*WHAT YOU HAVE TO DO*:
Skip the pictures. Reproduce all other material exactly.

*DATASET EXTRACT*:
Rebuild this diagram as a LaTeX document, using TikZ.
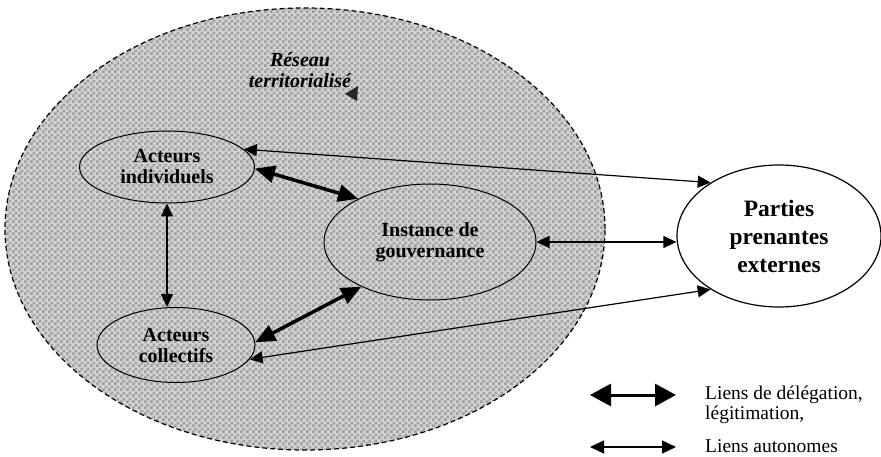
\documentclass[tikz,border=0pt]{standalone}
\usepackage{fontspec}
\setmainfont{Liberation Serif}
\usetikzlibrary{arrows.meta,shapes.geometric,patterns.meta}
\pgfdeclarepattern{name=chk, type=uncolored,
  bottom left={\pgfpoint{0pt}{0pt}}, top right={\pgfpoint{6pt}{6pt}},
  tile size={\pgfpoint{6pt}{6pt}},
  code={\pgfpathrectangle{\pgfpoint{0pt}{0pt}}{\pgfpoint{3pt}{3pt}}%
        \pgfpathrectangle{\pgfpoint{3pt}{3pt}}{\pgfpoint{3pt}{3pt}}%
        \pgfusepath{fill}}}
\tikzset{
  lbl/.style={font=\fontsize{20}{21}\selectfont\bfseries, align=center},
  oval/.style={ellipse, draw, line width=1pt, inner sep=0pt, lbl},
  thinarr/.style={line width=1.2pt, {Triangle[length=13pt,width=12pt]}-{Triangle[length=13pt,width=12pt]}},
  thickarr/.style={line width=3.5pt, {Triangle[length=20pt,width=17pt]}-{Triangle[length=20pt,width=17pt]}},
  legthin/.style={line width=1.2pt, {Triangle[length=14pt,width=13pt]}-{Triangle[length=14pt,width=13pt]}},
  legthick/.style={line width=3pt, {Triangle[length=21pt,width=22pt]}-{Triangle[length=21pt,width=22pt]}},
  legtxt/.style={font=\fontsize{19.5}{20.5}\selectfont, align=left, anchor=west, inner sep=0pt}
}
\begin{document}
\begin{tikzpicture}[x=1pt,y=-1pt]
\useasboundingbox (0,0) rectangle (881,457);
\fill[white] (0,0) rectangle (881,457);
% network ellipse
\node[ellipse, draw, line width=1.2pt, dash pattern=on 5pt off 3pt,
      preaction={fill=gray!35}, pattern=chk, pattern color=gray!75,
      minimum width=600pt, minimum height=442pt, inner sep=0pt] (net) at (305,229) {};
\node[lbl, font=\fontsize{20}{21}\selectfont\bfseries\itshape] (res) at (300,70) {Réseau\\territorialisé};
\fill[black!85] (345,94) -- (358,86) -- (357,101) -- cycle;
% nodes
\node[oval, minimum width=175pt, minimum height=72pt] (ind) at (167,167) {Acteurs\\individuels};
\node[oval, minimum width=158pt, minimum height=75pt] (col) at (176,345) {Acteurs\\collectifs};
\node[oval, minimum width=212pt, minimum height=116pt] (ins) at (430,242) {Instance de\\gouvernance};
\node[oval, fill=white, line width=1.2pt, minimum width=204pt, minimum height=142pt,
      font=\fontsize{23.5}{28}\selectfont\bfseries] (par) at (779,236) {Parties\\prenantes\\externes};
% connectors
\draw[thickarr] (ind.-1) -- (ins.149);
\draw[thickarr] (col.2) -- (ins.213);
\draw[thinarr] (ind.south) -- (ind.south |- col.north);
\draw[thinarr] (ind.13) -- (par.142);
\draw[thinarr] (ins.east) -- (ins.east -| par.west);
\draw[thinarr] (col.-11) -- (par.218);
% legend
\coordinate (l1a) at (590,395); \coordinate (l1b) at (676,395);
\coordinate (l2a) at (590,447); \coordinate (l2b) at (676,447);
\draw[legthick] (l1a) -- (l1b);
\draw[legthin] (l2a) -- (l2b);
\node[legtxt] (t1) at (705,405) {Liens de délégation,\\légitimation,};
\node[legtxt] (t2) at (705,446) {Liens autonomes};
\end{tikzpicture}
\end{document}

*WRITTEN RESPONSE*:
Rebuild this diagram as a LaTeX document, using TikZ.
\documentclass[tikz,border=0pt]{standalone}
\usepackage{fontspec}
\setmainfont{Liberation Serif}
\usetikzlibrary{arrows.meta,shapes.geometric,patterns.meta}
\pgfdeclarepattern{name=chk, type=uncolored,
  bottom left={\pgfpoint{0pt}{0pt}}, top right={\pgfpoint{6pt}{6pt}},
  tile size={\pgfpoint{6pt}{6pt}},
  code={\pgfpathrectangle{\pgfpoint{0pt}{0pt}}{\pgfpoint{3pt}{3pt}}%
        \pgfpathrectangle{\pgfpoint{3pt}{3pt}}{\pgfpoint{3pt}{3pt}}%
        \pgfusepath{fill}}}
\tikzset{
  lbl/.style={font=\fontsize{20}{21}\selectfont\bfseries, align=center},
  oval/.style={ellipse, draw, line width=1pt, inner sep=0pt, lbl},
  thinarr/.style={line width=1.2pt, {Triangle[length=13pt,width=12pt]}-{Triangle[length=13pt,width=12pt]}},
  thickarr/.style={line width=3.5pt, {Triangle[length=20pt,width=17pt]}-{Triangle[length=20pt,width=17pt]}},
  legthin/.style={line width=1.2pt, {Triangle[length=14pt,width=13pt]}-{Triangle[length=14pt,width=13pt]}},
  legthick/.style={line width=3pt, {Triangle[length=21pt,width=22pt]}-{Triangle[length=21pt,width=22pt]}},
  legtxt/.style={font=\fontsize{19.5}{20.5}\selectfont, align=left, anchor=west, inner sep=0pt}
}
\begin{document}
\begin{tikzpicture}[x=1pt,y=-1pt]
\useasboundingbox (0,0) rectangle (881,457);
\fill[white] (0,0) rectangle (881,457);
% network ellipse
\node[ellipse, draw, line width=1.2pt, dash pattern=on 5pt off 3pt,
      preaction={fill=gray!35}, pattern=chk, pattern color=gray!75,
      minimum width=600pt, minimum height=442pt, inner sep=0pt] (net) at (305,229) {};
\node[lbl, font=\fontsize{20}{21}\selectfont\bfseries\itshape] (res) at (300,70) {Réseau\\territorialisé};
\fill[black!85] (345,94) -- (358,86) -- (357,101) -- cycle;
% nodes
\node[oval, minimum width=175pt, minimum height=72pt] (ind) at (167,167) {Acteurs\\individuels};
\node[oval, minimum width=158pt, minimum height=75pt] (col) at (176,345) {Acteurs\\collectifs};
\node[oval, minimum width=212pt, minimum height=116pt] (ins) at (430,242) {Instance de\\gouvernance};
\node[oval, fill=white, line width=1.2pt, minimum width=204pt, minimum height=142pt,
      font=\fontsize{23.5}{28}\selectfont\bfseries] (par) at (779,236) {Parties\\prenantes\\externes};
% connectors
\draw[thickarr] (ind.-1) -- (ins.149);
\draw[thickarr] (col.2) -- (ins.213);
\draw[thinarr] (ind.south) -- (ind.south |- col.north);
\draw[thinarr] (ind.13) -- (par.142);
\draw[thinarr] (ins.east) -- (ins.east -| par.west);
\draw[thinarr] (col.-11) -- (par.218);
% legend
\coordinate (l1a) at (590,395); \coordinate (l1b) at (676,395);
\coordinate (l2a) at (590,447); \coordinate (l2b) at (676,447);
\draw[legthick] (l1a) -- (l1b);
\draw[legthin] (l2a) -- (l2b);
\node[legtxt] (t1) at (705,405) {Liens de délégation,\\légitimation,};
\node[legtxt] (t2) at (705,446) {Liens autonomes};
\end{tikzpicture}
\end{document}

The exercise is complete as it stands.